Primeiro eu vivi esse processo, depois fui entendê-lo – ou apenas: narrá-lo. Contando sobre ele eu entendi que sua base, no corpo, era o equilíbrio yin/yang, cérebro direito/cérebro esquerdo, ativo/receptivo, sem o qual minha escrita simplesmente travava, mas não porque qualquer escrita travaria, mas sim toda escrita inspirada, porque a inspiração necessita de uma integração corpo/mente/espírito para encontrar caminho no corpo e acontecer.

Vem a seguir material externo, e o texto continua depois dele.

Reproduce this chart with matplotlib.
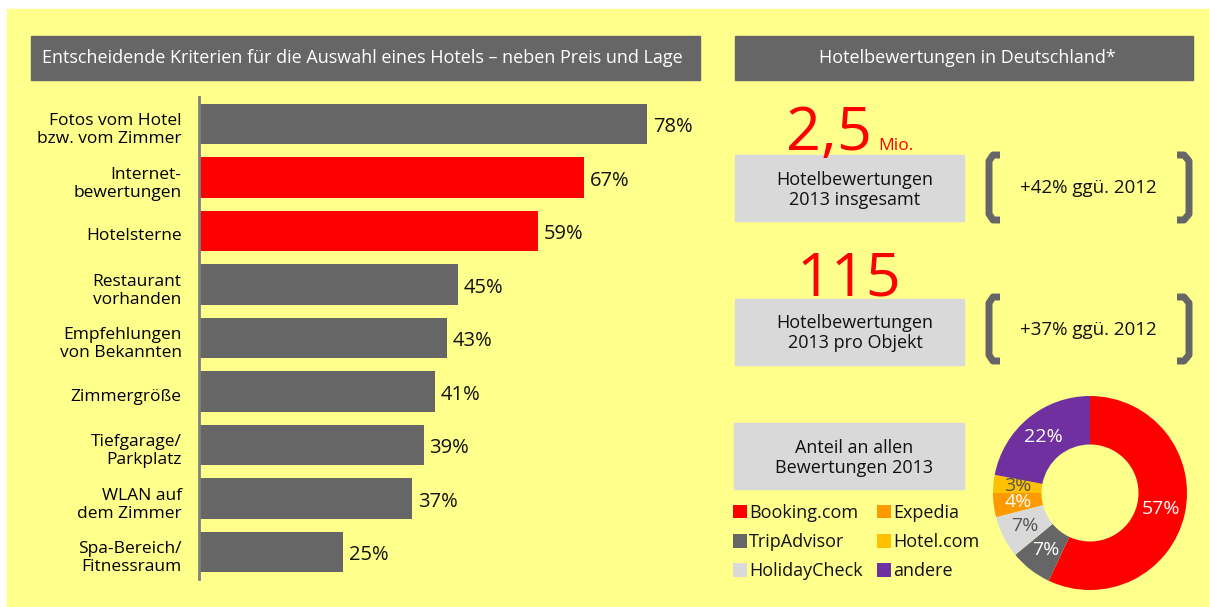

E esse equilíbrio é dificultado pela própria cultura, vivi isso no meu corpo atravessado de histórias e crenças patriarcais que cercam nossas possibilidades de criar e de viver (em especial de experimentar viver e criar como um só movimento), valorizando o que é associado* ao masculino – a ação, a técnica, a escrita mental – e rindo do que é associado ao feminino – ao transformar a receptividade (fundamento da empatia) em passividade, a energia erótica da inspiração em “esperar a sorte de ser atingida por um raio”, a escrita corpórea em “escrita emocional demais”.

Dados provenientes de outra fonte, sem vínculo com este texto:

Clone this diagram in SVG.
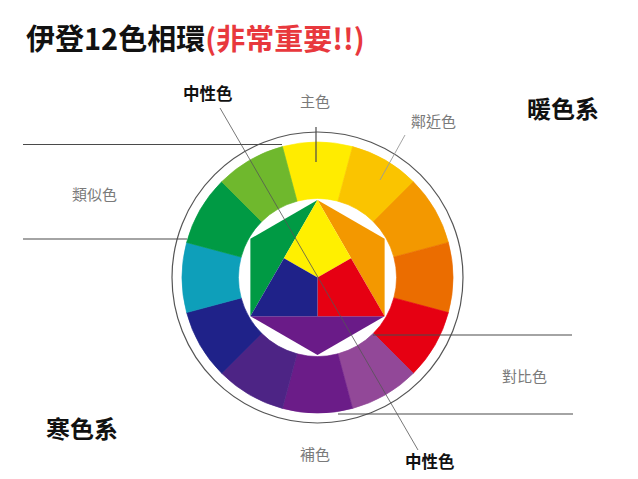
<svg xmlns="http://www.w3.org/2000/svg" xmlns:xlink="http://www.w3.org/1999/xlink" width="638" height="479" viewBox="0 0 638 479">
<style>
text{font-family:"Noto Sans CJK TC","Noto Sans CJK SC",sans-serif}
.title{font-size:29px;font-weight:700;fill:#111}
.red{fill:#e8383d}
.big{font-size:24px;font-weight:700;fill:#111}
.bold{font-size:16.5px;font-weight:700;fill:#111}
.gray{font-size:15px;font-weight:400;fill:#7a7a7a}
.ln{stroke:#4a4a4a;stroke-width:1.2;fill:none}
.thin{stroke:#555;stroke-width:0.8;fill:none}
.lite{stroke:#9a9a9a;stroke-width:0.9;fill:none}
</style>
<defs>
<path id="seg" d="M282.43 146.62A135.5 135.5 0 0 1 352.57 146.62L337.95 201.19A79 79 0 0 0 297.05 201.19Z" stroke-width="0.6"/>
</defs>
<rect width="638" height="479" fill="#fff"/>

<g id="title">
<text class="title" x="26" y="50">伊登12色相環<tspan class="red">(非常重要!!)</tspan></text>
</g>

<g id="wheel">
<circle cx="317.5" cy="277.5" r="145.5" fill="none" stroke="#555" stroke-width="1.2"/>
<use xlink:href="#seg" fill="#ffec00" stroke="#ffec00"/>
<use xlink:href="#seg" transform="rotate(30 317.5 277.5)" fill="#fac400" stroke="#fac400"/>
<use xlink:href="#seg" transform="rotate(60 317.5 277.5)" fill="#f39800" stroke="#f39800"/>
<use xlink:href="#seg" transform="rotate(90 317.5 277.5)" fill="#eb6d00" stroke="#eb6d00"/>
<use xlink:href="#seg" transform="rotate(120 317.5 277.5)" fill="#e60012" stroke="#e60012"/>
<use xlink:href="#seg" transform="rotate(150 317.5 277.5)" fill="#924898" stroke="#924898"/>
<use xlink:href="#seg" transform="rotate(180 317.5 277.5)" fill="#6b1c88" stroke="#6b1c88"/>
<use xlink:href="#seg" transform="rotate(210 317.5 277.5)" fill="#4d2485" stroke="#4d2485"/>
<use xlink:href="#seg" transform="rotate(240 317.5 277.5)" fill="#1f2289" stroke="#1f2289"/>
<use xlink:href="#seg" transform="rotate(270 317.5 277.5)" fill="#0e9fba" stroke="#0e9fba"/>
<use xlink:href="#seg" transform="rotate(300 317.5 277.5)" fill="#009a44" stroke="#009a44"/>
<use xlink:href="#seg" transform="rotate(330 317.5 277.5)" fill="#6fb82d" stroke="#6fb82d"/>
</g>

<g id="hexagon">
<polygon points="317.5,200 250.38,238.75 250.38,316.25" fill="#009a44"/>
<polygon points="317.5,200 384.62,238.75 384.62,316.25" fill="#f39800"/>
<polygon points="250.38,316.25 384.62,316.25 317.5,355" fill="#6a1b88"/>
<polygon points="317.5,200 351.06,258.13 317.5,277.5 283.94,258.13" fill="#fff000"/>
<polygon points="317.5,277.5 351.06,258.13 384.62,316.25 317.5,316.25" fill="#e60012"/>
<polygon points="317.5,277.5 317.5,316.25 250.38,316.25 283.94,258.13" fill="#1f2289"/>
</g>

<g id="connectors">
<line class="ln" x1="23" y1="144.5" x2="282" y2="144.5"/>
<line class="ln" x1="23" y1="239" x2="187" y2="239"/>
<line class="ln" x1="373" y1="335" x2="572" y2="335"/>
<line class="ln" x1="338" y1="414" x2="573" y2="414"/>
<line class="ln" x1="316" y1="127" x2="316" y2="162"/>
<line class="lite" x1="405" y1="135" x2="380" y2="180"/>
<line class="thin" x1="220" y1="108" x2="418" y2="450"/>
</g>

<g id="labels">
<text class="bold" x="183" y="100">中性色</text>
<text class="gray" x="300" y="107">主色</text>
<text class="gray" x="411" y="127">鄰近色</text>
<text class="big" x="527" y="118">暖色系</text>
<text class="gray" x="72" y="200">類似色</text>
<text class="gray" x="502" y="382">對比色</text>
<text class="big" x="46" y="438">寒色系</text>
<text class="gray" x="300" y="460">補色</text>
<text class="bold" x="405" y="468">中性色</text>
</g>
</svg>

Na mitologia geral sobre criação e, portanto, em nossa cultura brasileira contemporânea pseudoocidental, o controle – arte mental das trevas - é valorizado em detrimento da intuição. Assim temos, em nosso inconsciente coletivo, histórias e conceitos que nos reforçam quando optamos por incentivar a dominação interna do yin pelo yang. Por outro lado, nos sentimos levemente loucas quando dentro de nós se expressa essa capacidade psicofísica humana instintiva básica chamada intuição.

Já reparou que mesmo quando temos certeza da capacidade de nossa intuição, sempre que a tocamos nos sentimos loucas? É porque a sensação de loucura é um vocabulário do corpo avisando que você está saindo da zona de conceitos culturalmente aceitos. Eu precisei mudar o significado desse vocábulo do corpo para poder criar com ele, ao invés de vê-lo como um limite. Isso se mostrou fundamental na escrita do Meu corpo ainda quente, que acontece todo na fronteira com esse Outro Lugar de possibilidades criativas, intuitivas, eróticas do Corpo.


Foi preciso, para criar uma experiência, um manifesto poético, e não apenas um manifesto, criar-me outra no mundo – o que nesse texto andei chamando de método.


*Ser humano é ter essas duas energias / bandas do cérebro. Viver apenas uma delas é limitar as possibilidades sobre o que é ser humano em muitos níveis.